I just think it’s a bit hard on the motorist, that’s all. We drive along roads despoiled by ‘Think Bike’ signage that rather implies that it’s up to us to make extraordinary efforts to lessen the chances of a biker’s meeting the fate that he has in fact consciously chosen to risk. We flinch when we hear that throaty roar behind us. We pray it won’t be us that fate selects to be the seat-belted motorist who survives the accident that kills the biker. And then we’re lectured by the highways authorities as though we were the problem.
I admire people who choose risk. The human instinct to test yourself and your capacities to the uttermost limit — and if workaday life does not present the right circumstances for this, to contrive them at weekends — is enormously healthy, from the Darwinian point of view. I salute the instinct. But why lay it all — the warnings, the wagged finger, the implied guilt — on the poor old motorist, out for a Sunday drive with the family and the family dog?
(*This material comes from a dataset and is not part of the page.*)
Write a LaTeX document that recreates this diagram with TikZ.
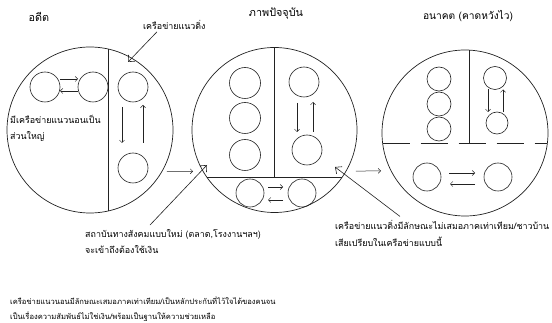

In the Isle of Man they do at least clear the roads.
So no, I won’t ‘Think Bike’. I’ll drive with (I hope) due care and attention, making the assumptions that any driver must perforce make about the basic sanity of other road users. And tattooed onto the Perspex shields of the crash helmets of the biking community, I would like the Transport Department to require a simple inscription: ‘Think Motorist’.